Information shown:

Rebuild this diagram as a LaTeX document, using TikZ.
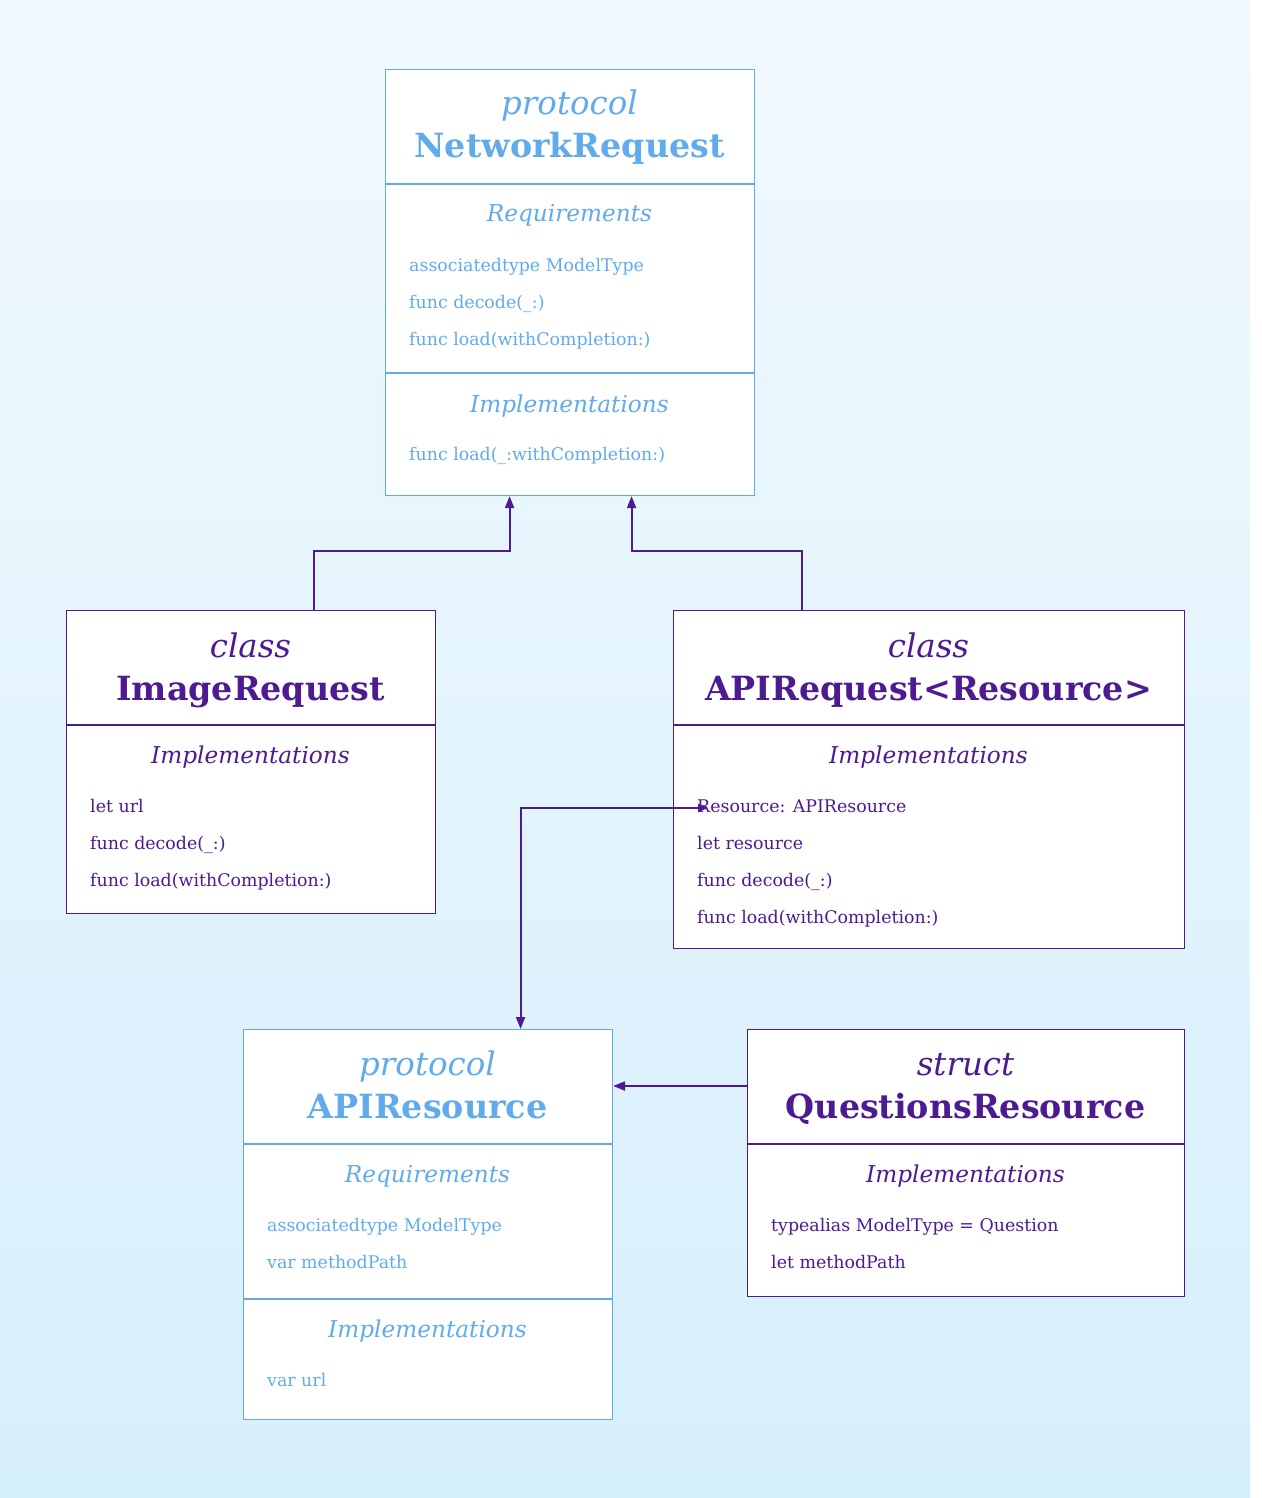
\documentclass[tikz,border=0pt]{standalone}
\usepackage{fontspec}
\setmainfont{DejaVu Serif}
\usetikzlibrary{arrows.meta}
\definecolor{pblue}{RGB}{97,171,236}
\definecolor{ppurp}{RGB}{77,26,145}
\definecolor{bgtop}{RGB}{241,249,254}
\definecolor{bgbot}{RGB}{214,239,252}
\tikzset{
 box/.style={draw, fill=white, line width=1.1pt, rectangle, inner sep=0pt, anchor=north west},
 kind/.style={anchor=base, font=\fontsize{32.5}{38}\selectfont\itshape, inner sep=0pt},
 tname/.style={anchor=base, font=\fontsize{33.3}{38}\selectfont\bfseries, inner sep=0pt},
 sect/.style={anchor=base, font=\fontsize{23.2}{27}\selectfont\itshape, inner sep=0pt},
 item/.style={anchor=base west, font=\fontsize{17.4}{20}\selectfont, inner sep=0pt},
 divline/.style={line width=1.1pt},
 conn/.style={draw=ppurp, line width=2pt, -{Triangle[length=12pt,width=9pt]}},
}
\begin{document}
\begin{tikzpicture}[x=1pt,y=-1pt]
\useasboundingbox (0,0) rectangle (1261,1498);
\fill[white] (0,0) rectangle (1261,1498);
\shade[top color=bgtop, bottom color=bgbot] (0,0) rectangle (1250,1498);

% NetworkRequest
\node[box, draw=pblue, minimum width=369pt, minimum height=426pt] (nr) at (385,69) {};
\draw[divline, pblue] (nr.west |- 0,184) -- (nr.east |- 0,184);
\draw[divline, pblue] (nr.west |- 0,373) -- (nr.east |- 0,373);
\node[kind, pblue] (nrk) at (569.5,115) {protocol};
\node[tname, pblue] (nrn) at (569.5,158) {NetworkRequest};
\node[sect, pblue] (nrs1) at (569.5,222) {Requirements};
\node[item, pblue] (nri1) at (409,271) {associatedtype ModelType};
\node[item, pblue] (nri2) at (409,308) {func decode(\_:)};
\node[item, pblue] (nri3) at (409,345) {func load(withCompletion:)};
\node[sect, pblue] (nrs2) at (569.5,412) {Implementations};
\node[item, pblue] (nri4) at (409,460) {func load(\_:withCompletion:)};

% ImageRequest
\node[box, draw=ppurp, minimum width=369pt, minimum height=303pt] (ir) at (66,610) {};
\draw[divline, ppurp] (ir.west |- 0,725) -- (ir.east |- 0,725);
\node[kind, ppurp] (irk) at (250.5,657) {class};
\node[tname, ppurp] (irn) at (250.5,700) {ImageRequest};
\node[sect, ppurp] (irs) at (250.5,763) {Implementations};
\node[item, ppurp] (iri1) at (90,812) {let url};
\node[item, ppurp] (iri2) at (90,849) {func decode(\_:)};
\node[item, ppurp] (iri3) at (90,886) {func load(withCompletion:)};

% APIRequest
\node[box, draw=ppurp, minimum width=511pt, minimum height=338pt] (ar) at (673,610) {};
\draw[divline, ppurp] (ar.west |- 0,725) -- (ar.east |- 0,725);
\node[kind, ppurp] (ark) at (928.5,657) {class};
\node[tname, ppurp] (arn) at (928.5,700) {APIRequest<Resource>};
\node[sect, ppurp] (ars) at (928.5,763) {Implementations};
\node[item, ppurp] (ari1) at (697,812) {Resource: APIResource};
\node[item, ppurp] (ari2) at (697,849) {let resource};
\node[item, ppurp] (ari3) at (697,886) {func decode(\_:)};
\node[item, ppurp] (ari4) at (697,923) {func load(withCompletion:)};

% APIResource
\node[box, draw=pblue, minimum width=369pt, minimum height=390pt] (api) at (243,1029) {};
\draw[divline, pblue] (api.west |- 0,1144) -- (api.east |- 0,1144);
\draw[divline, pblue] (api.west |- 0,1299) -- (api.east |- 0,1299);
\node[kind, pblue] (apk) at (427.5,1075) {protocol};
\node[tname, pblue] (apn) at (427.5,1118) {APIResource};
\node[sect, pblue] (aps1) at (427.5,1182) {Requirements};
\node[item, pblue] (api1) at (267,1231) {associatedtype ModelType};
\node[item, pblue] (api2) at (267,1268) {var methodPath};
\node[sect, pblue] (aps2) at (427.5,1337) {Implementations};
\node[item, pblue] (api3) at (267,1386) {var url};

% QuestionsResource
\node[box, draw=ppurp, minimum width=437pt, minimum height=267pt] (qr) at (747,1029) {};
\draw[divline, ppurp] (qr.west |- 0,1144) -- (qr.east |- 0,1144);
\node[kind, ppurp] (qrk) at (965.5,1075) {struct};
\node[tname, ppurp] (qrn) at (965.5,1118) {QuestionsResource};
\node[sect, ppurp] (qrs) at (965.5,1182) {Implementations};
\node[item, ppurp] (qri1) at (771,1231) {typealias ModelType = Question};
\node[item, ppurp] (qri2) at (771,1268) {let methodPath};

% connectors
\draw[conn] ([xshift=62.5pt]ir.north) -- ++(0,-59) -| ([xshift=-60.5pt]nr.south);
\draw[conn] ([xshift=-127.5pt]ar.north) -- ++(0,-59) -| ([xshift=61.5pt]nr.south);
\coordinate (rs) at (ari1.base west);
\draw[conn, {Triangle[length=10pt,width=8pt]}-{Triangle[length=12pt,width=9pt]}] ([xshift=11pt,yshift=4pt]rs) -| ([xshift=92.5pt]api.north);
\draw[conn] (qr.west |- 0,1086) -- (api.east |- 0,1086);
\end{tikzpicture}
\end{document}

Request: From the top of the listing above, repeat each line exactly until you reach the line containing "(0,0) rectangle (1250,1498);", and repeat that one too. Leave the pictures out.

Solution:
Rebuild this diagram as a LaTeX document, using TikZ.
\documentclass[tikz,border=0pt]{standalone}
\usepackage{fontspec}
\setmainfont{DejaVu Serif}
\usetikzlibrary{arrows.meta}
\definecolor{pblue}{RGB}{97,171,236}
\definecolor{ppurp}{RGB}{77,26,145}
\definecolor{bgtop}{RGB}{241,249,254}
\definecolor{bgbot}{RGB}{214,239,252}
\tikzset{
 box/.style={draw, fill=white, line width=1.1pt, rectangle, inner sep=0pt, anchor=north west},
 kind/.style={anchor=base, font=\fontsize{32.5}{38}\selectfont\itshape, inner sep=0pt},
 tname/.style={anchor=base, font=\fontsize{33.3}{38}\selectfont\bfseries, inner sep=0pt},
 sect/.style={anchor=base, font=\fontsize{23.2}{27}\selectfont\itshape, inner sep=0pt},
 item/.style={anchor=base west, font=\fontsize{17.4}{20}\selectfont, inner sep=0pt},
 divline/.style={line width=1.1pt},
 conn/.style={draw=ppurp, line width=2pt, -{Triangle[length=12pt,width=9pt]}},
}
\begin{document}
\begin{tikzpicture}[x=1pt,y=-1pt]
\useasboundingbox (0,0) rectangle (1261,1498);
\fill[white] (0,0) rectangle (1261,1498);
\shade[top color=bgtop, bottom color=bgbot] (0,0) rectangle (1250,1498);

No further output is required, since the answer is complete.